Exercise task:
The material below has pictures in it. Set down only the lines from the line containing "Write a Python" through the line containing "from matplotlib.ticker import", word for word, and leave the pictures behind.

Data listing:
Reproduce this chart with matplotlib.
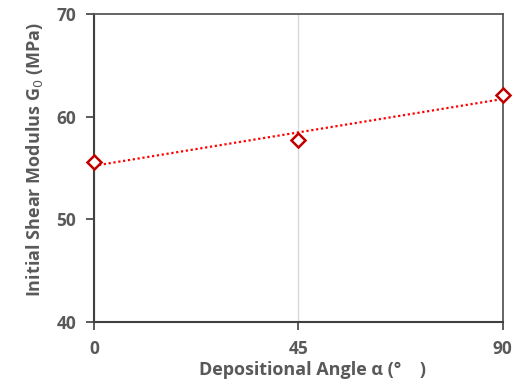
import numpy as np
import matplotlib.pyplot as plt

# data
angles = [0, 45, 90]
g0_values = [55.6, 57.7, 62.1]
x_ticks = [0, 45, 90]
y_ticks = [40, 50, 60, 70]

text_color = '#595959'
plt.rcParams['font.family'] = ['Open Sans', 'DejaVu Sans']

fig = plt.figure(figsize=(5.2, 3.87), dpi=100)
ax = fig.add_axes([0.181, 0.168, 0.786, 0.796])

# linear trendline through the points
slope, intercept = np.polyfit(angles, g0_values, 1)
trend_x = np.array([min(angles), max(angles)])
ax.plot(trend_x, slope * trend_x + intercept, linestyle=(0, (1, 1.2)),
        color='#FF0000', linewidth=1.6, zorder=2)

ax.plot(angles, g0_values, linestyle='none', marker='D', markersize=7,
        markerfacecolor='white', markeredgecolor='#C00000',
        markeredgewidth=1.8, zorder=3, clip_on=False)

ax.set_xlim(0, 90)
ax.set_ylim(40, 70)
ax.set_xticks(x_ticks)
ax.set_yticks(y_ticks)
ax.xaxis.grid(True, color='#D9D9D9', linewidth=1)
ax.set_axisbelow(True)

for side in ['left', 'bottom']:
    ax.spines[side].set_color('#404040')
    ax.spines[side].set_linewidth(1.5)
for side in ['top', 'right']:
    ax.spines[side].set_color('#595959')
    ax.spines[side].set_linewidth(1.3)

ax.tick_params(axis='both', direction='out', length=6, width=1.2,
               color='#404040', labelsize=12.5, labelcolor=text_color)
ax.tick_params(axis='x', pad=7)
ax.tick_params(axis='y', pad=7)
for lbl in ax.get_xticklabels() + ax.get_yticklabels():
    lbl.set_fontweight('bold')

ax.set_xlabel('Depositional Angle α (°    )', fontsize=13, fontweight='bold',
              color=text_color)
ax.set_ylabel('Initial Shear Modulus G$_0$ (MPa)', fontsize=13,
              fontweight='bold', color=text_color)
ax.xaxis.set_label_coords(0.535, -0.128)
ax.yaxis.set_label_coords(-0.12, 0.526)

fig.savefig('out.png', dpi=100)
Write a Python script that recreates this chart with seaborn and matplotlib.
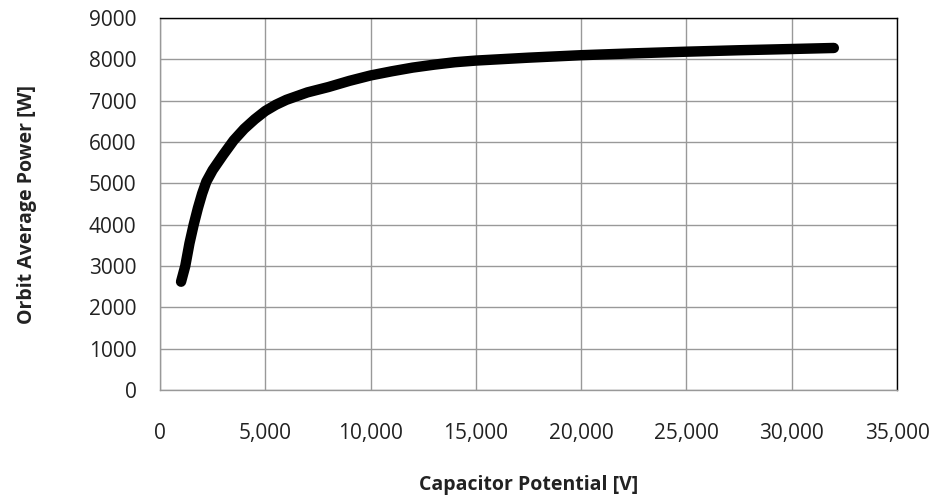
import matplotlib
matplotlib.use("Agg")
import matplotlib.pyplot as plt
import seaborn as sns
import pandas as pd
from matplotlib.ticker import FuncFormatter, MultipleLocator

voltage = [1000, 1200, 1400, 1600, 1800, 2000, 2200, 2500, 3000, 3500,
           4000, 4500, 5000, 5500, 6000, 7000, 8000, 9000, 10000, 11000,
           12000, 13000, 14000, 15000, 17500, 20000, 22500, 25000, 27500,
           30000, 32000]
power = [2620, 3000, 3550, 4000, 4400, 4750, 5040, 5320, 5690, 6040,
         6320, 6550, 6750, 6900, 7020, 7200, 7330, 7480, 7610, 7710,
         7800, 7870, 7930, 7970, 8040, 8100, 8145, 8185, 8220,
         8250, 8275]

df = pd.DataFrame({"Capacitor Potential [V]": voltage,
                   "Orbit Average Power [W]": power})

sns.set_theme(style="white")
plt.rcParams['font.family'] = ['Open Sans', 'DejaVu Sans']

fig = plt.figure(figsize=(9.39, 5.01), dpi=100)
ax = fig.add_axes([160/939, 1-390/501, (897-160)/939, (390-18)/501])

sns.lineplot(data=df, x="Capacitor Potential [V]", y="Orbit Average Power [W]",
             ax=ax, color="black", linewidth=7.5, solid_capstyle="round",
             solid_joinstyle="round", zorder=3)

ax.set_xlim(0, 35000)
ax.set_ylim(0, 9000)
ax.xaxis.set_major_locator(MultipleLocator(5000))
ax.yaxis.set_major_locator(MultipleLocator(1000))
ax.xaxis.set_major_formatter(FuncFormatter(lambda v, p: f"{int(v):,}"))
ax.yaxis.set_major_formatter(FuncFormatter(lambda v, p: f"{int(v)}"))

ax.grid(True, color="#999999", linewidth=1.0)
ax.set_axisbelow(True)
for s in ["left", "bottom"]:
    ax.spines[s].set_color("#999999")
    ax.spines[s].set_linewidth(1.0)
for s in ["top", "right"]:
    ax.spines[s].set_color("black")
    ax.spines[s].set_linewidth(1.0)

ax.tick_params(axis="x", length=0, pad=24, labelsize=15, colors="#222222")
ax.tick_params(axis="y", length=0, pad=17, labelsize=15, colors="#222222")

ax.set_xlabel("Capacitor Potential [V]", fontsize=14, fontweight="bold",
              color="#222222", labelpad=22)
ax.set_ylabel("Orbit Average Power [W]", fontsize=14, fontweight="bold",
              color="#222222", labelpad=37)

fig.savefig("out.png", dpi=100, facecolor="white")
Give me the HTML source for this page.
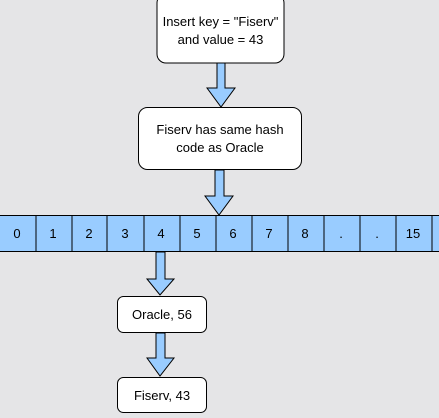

--

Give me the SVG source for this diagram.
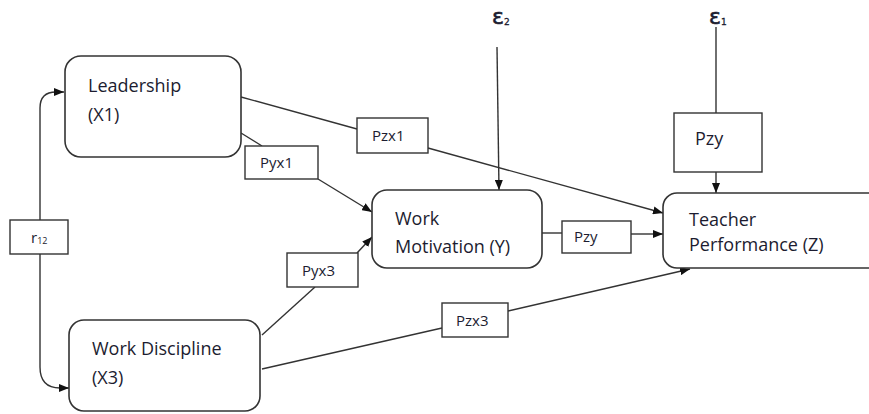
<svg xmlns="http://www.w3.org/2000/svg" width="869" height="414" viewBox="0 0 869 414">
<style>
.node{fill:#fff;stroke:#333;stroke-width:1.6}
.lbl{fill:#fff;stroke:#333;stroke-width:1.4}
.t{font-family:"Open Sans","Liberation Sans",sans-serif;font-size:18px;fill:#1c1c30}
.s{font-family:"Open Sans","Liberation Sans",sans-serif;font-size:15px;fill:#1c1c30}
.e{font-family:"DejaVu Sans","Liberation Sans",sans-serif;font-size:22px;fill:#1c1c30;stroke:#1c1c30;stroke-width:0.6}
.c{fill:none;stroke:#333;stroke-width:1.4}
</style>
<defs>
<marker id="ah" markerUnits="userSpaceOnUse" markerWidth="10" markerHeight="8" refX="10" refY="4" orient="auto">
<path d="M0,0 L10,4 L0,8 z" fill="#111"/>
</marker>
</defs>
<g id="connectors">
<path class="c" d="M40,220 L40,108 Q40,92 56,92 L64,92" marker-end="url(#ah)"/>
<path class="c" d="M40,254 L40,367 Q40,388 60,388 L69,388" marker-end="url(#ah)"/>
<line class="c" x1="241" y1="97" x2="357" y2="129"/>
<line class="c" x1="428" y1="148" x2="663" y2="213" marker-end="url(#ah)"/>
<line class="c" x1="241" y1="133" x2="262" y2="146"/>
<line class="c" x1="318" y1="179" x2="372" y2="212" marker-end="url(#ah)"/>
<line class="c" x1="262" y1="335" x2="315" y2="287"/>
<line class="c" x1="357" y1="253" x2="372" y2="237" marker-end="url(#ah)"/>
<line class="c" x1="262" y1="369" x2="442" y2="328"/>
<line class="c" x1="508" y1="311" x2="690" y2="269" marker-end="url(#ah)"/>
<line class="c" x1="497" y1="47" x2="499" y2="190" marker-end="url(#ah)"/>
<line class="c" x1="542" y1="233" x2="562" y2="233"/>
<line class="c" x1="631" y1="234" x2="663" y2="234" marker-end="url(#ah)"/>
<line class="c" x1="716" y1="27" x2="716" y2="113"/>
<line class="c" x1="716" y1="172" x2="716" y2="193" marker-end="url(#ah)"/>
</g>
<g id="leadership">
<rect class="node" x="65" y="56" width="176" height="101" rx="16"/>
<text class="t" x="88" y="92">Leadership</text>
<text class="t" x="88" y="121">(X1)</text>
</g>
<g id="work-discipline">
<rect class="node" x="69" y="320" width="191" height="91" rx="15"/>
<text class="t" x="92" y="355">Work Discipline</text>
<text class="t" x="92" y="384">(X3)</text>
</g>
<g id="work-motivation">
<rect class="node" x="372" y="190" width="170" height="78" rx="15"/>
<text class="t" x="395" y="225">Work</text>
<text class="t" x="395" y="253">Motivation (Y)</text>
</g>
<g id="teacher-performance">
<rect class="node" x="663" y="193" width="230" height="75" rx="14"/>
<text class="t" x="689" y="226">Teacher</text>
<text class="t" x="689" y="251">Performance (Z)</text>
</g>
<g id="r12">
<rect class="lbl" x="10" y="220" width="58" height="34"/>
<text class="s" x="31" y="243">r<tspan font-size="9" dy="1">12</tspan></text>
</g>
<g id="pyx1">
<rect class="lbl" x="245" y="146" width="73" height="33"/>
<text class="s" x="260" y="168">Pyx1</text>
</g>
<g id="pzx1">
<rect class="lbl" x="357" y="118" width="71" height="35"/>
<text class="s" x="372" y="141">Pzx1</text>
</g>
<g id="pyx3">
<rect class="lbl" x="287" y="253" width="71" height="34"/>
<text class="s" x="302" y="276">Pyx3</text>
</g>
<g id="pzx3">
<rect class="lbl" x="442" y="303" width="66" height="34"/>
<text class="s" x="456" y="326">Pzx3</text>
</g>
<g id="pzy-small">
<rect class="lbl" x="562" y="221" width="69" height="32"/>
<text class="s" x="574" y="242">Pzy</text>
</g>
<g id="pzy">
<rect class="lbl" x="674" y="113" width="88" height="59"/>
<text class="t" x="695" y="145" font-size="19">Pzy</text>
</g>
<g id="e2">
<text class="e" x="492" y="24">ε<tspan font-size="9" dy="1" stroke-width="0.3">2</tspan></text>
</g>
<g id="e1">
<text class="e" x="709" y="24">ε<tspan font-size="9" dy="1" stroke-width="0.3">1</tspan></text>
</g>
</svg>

Finished answer:
Write a Python script that recreates this chart with seaborn and matplotlib.
import matplotlib
matplotlib.use("Agg")
import matplotlib.pyplot as plt
import seaborn as sns
import pandas as pd
from matplotlib.ticker import FuncFormatter, MultipleLocator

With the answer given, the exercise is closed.